Last year, the company integrated into broadcasting by buying out its erstwhile partner Star TV in its joint venture Asia Today Ltd. The company then announced an ambitious plan to upgrade its cable company Siticable’s network in 26 cities. What Zee had in mind was to control the last mile access in millions of homes via Siticable, provide them value added services such as Internet over cable and charge them a sum of nearly Rs 1,500 per home (US$ 32). It also set up a horizontal portal Zeenext.com.

It planned to ramp up its content and expand its network to 27 channels. Besides, the flagship channel would also become a pay channel by July 2001. From being a content provider to a broadcaster and then a cable company to being an Internet play, Zee had it all. There was nothing that it could do wrong.

And then came ‘Kaun Banega Crorepati’ – Star TV’s Indian version of ‘Who wants to be a Millionaire’. Not only did it bring introduce a new genre of programming in the country but it also went on occupy the top notch among the prime time programmes. Zee, which had seven of its programmes among the top ten programmes in the cable and satellite universe (till July 2000) was the hardest hit. Four of its programmes lost their coveted slots among the top programmes. Advertisers were willing to pay rates almost six times they were paying to Zee to get a slot on Star Plus’ game show.

Zee replied with a game show of its own. Billed as the biggest game show on earth with prize money potentially ten times bigger than Star’s game show went on air during Diwali. However, Zee shifted its most popular programmes to a later slot in order to take Star Plus head on. The verdict was unanimous: It was a flop show. One reason for this was that though the game show was far more sympathetic to the player, it was confusing for the viewer. Moreover, the sets looked far too similar to those of Star Plus’ game show. What was more critical was that Zee lost the prime time slot to its rivals as it had already shifted its popular programmes to a later slot to make way for the game show.

This was not the only unkind cut. Zee’s plans for its sports channel also went awry. This was after it lost the bid to bag the telecast rights of international cricket events for seven years to the WSG group. (Rupert Murdoch’s Star TV was part of this combine.) With sports in India being linked to cricket and the rights for cricket telecasts over the next five year’s already having been snapped up either by Doordarshan or the Star Sports–ESPN combine, the content for Zee’s sports channel would have been a problem.

By the end of the year, Zee announced a curtailment of investments in the broadband project, syndication of programmes for its flagship channel Zee TV and restricting its portal Zeenext.com to offering streaming video (the group had plans for a horizontal portal earlier). The group has whittled this capex plan to Rs 8 billion, with upgradation of the Hybrid Fibre Cable network restricted to 8 cities. (The management however will have to make a placement in Siticable to finance these moves.) It also announced the divestment of Buddha Telefilms Private Ltd. (BFPL) which owned the sports channel. The Zee group however, in a statement said “In the recent past, the mega appeal and power of cricket got sullied and soiled…BFPL will focus its strategy around soccer.”

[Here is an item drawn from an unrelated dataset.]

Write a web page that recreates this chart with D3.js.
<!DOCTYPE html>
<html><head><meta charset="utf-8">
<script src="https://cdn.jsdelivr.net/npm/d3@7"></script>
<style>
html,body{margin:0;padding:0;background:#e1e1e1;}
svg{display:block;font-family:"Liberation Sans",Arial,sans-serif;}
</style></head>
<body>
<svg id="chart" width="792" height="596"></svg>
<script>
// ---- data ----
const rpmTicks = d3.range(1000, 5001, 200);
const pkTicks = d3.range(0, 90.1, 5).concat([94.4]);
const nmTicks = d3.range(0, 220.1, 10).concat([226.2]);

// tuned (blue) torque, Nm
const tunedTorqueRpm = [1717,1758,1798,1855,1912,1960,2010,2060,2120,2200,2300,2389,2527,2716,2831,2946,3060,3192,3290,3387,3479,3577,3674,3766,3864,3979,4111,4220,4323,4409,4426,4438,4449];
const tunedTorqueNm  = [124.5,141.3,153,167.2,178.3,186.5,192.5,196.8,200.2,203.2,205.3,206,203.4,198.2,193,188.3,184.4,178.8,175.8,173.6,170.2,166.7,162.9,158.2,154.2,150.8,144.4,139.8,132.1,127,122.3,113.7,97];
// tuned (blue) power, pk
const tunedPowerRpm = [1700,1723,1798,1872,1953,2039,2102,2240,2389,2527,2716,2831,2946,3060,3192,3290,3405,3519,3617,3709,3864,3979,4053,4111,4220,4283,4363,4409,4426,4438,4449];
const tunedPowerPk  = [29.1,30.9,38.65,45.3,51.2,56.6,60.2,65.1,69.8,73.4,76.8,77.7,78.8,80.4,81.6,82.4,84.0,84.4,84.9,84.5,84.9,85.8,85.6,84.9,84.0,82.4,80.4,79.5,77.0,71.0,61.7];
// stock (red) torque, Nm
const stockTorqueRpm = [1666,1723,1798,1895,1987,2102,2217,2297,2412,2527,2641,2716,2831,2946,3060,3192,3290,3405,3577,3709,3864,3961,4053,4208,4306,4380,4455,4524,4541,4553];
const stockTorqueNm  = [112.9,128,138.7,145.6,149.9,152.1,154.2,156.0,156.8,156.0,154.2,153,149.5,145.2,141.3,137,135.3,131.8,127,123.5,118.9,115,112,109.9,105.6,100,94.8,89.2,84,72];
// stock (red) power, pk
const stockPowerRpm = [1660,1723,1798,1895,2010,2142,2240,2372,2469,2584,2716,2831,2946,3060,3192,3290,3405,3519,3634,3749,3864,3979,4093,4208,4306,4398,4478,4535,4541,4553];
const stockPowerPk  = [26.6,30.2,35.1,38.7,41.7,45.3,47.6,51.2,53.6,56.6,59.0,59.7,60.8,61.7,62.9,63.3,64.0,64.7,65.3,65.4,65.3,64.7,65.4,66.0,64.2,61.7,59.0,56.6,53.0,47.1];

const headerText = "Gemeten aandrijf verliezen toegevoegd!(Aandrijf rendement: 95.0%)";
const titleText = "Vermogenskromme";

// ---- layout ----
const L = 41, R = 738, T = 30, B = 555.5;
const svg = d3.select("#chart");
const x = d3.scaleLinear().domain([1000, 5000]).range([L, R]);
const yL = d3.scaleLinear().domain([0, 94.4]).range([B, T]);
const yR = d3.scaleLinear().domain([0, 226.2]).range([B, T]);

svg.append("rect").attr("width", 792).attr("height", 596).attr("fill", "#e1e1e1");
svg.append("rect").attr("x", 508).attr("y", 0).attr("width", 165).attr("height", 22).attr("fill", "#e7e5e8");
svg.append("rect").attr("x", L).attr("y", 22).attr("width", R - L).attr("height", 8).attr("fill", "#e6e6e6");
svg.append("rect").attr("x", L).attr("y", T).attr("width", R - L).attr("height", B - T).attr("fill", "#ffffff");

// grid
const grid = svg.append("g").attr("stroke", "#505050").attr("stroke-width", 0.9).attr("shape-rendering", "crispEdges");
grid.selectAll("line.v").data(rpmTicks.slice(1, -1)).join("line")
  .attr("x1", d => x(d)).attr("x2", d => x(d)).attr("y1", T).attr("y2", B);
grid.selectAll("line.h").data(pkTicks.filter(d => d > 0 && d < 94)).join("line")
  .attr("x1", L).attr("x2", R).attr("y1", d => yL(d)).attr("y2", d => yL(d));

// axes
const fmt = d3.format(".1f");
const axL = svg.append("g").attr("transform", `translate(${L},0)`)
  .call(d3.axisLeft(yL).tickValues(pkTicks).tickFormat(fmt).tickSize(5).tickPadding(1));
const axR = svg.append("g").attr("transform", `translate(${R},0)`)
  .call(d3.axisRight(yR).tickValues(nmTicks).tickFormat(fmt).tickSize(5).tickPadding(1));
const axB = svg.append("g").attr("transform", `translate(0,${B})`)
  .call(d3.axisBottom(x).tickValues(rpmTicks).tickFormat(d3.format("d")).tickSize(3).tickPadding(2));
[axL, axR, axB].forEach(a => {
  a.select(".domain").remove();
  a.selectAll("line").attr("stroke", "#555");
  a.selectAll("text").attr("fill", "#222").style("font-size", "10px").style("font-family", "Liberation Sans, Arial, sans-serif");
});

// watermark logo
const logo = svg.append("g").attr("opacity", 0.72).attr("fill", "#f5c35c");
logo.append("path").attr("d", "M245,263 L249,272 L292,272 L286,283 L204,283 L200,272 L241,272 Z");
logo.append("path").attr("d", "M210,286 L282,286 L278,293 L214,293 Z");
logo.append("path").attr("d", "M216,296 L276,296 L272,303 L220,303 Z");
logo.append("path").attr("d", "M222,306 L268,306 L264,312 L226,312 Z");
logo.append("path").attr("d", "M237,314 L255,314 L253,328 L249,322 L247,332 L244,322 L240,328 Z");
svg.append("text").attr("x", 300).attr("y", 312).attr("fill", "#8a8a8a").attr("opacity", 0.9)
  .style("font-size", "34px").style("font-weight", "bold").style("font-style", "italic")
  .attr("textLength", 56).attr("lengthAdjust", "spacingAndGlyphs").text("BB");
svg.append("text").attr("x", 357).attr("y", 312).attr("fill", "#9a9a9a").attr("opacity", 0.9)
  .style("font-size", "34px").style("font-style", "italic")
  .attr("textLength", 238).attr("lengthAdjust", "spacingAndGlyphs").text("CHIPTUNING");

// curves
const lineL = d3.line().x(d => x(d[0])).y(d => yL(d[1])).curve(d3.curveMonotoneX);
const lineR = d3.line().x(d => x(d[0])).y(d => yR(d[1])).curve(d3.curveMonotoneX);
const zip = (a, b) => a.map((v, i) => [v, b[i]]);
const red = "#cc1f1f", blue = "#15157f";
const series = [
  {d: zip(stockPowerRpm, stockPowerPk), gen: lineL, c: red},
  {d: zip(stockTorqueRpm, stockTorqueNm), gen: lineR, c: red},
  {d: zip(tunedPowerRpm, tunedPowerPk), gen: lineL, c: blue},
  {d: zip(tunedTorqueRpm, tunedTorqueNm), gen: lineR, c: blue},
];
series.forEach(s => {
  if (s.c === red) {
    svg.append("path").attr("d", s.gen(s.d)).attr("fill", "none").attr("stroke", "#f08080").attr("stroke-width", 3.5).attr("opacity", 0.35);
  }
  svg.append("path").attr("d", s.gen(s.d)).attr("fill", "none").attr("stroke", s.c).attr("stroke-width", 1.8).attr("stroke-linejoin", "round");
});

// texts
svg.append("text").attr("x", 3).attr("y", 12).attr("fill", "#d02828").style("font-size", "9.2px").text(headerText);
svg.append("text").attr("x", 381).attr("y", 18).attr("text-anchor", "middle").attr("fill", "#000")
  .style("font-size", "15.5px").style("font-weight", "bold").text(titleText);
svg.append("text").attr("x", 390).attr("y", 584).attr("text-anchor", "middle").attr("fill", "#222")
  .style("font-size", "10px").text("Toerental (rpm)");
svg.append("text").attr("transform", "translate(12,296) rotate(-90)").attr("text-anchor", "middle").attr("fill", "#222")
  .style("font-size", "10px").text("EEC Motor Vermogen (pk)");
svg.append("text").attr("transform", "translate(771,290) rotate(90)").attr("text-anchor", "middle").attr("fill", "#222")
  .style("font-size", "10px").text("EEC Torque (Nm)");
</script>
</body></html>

The announcement of restricting Zee’s capex also puts a question mark on the group’s plan to make Zee TV, the flagship channel, into pay channel. The rationale for converting Zee into a pay channel was that the enhanced revenue streams that would accrue after Zee TV goes pay would help the company meet the increased programming costs. With Zee losing prime time slot to competition (read Star TV), it is quite possible that if Zee goes pay but its rivals Star TV and Sony continue to remain free–to–air, this move could mean a further loss of market share for Zee.

The company now seems to be taking steps in the right direction. It has yanked off its game show, brought back its successful prime time programmes on the same time slot that they occupied prior to its game show going on air. Whether these programmes are able to recreate the magic for Zee and get advertisers back remains to be seen.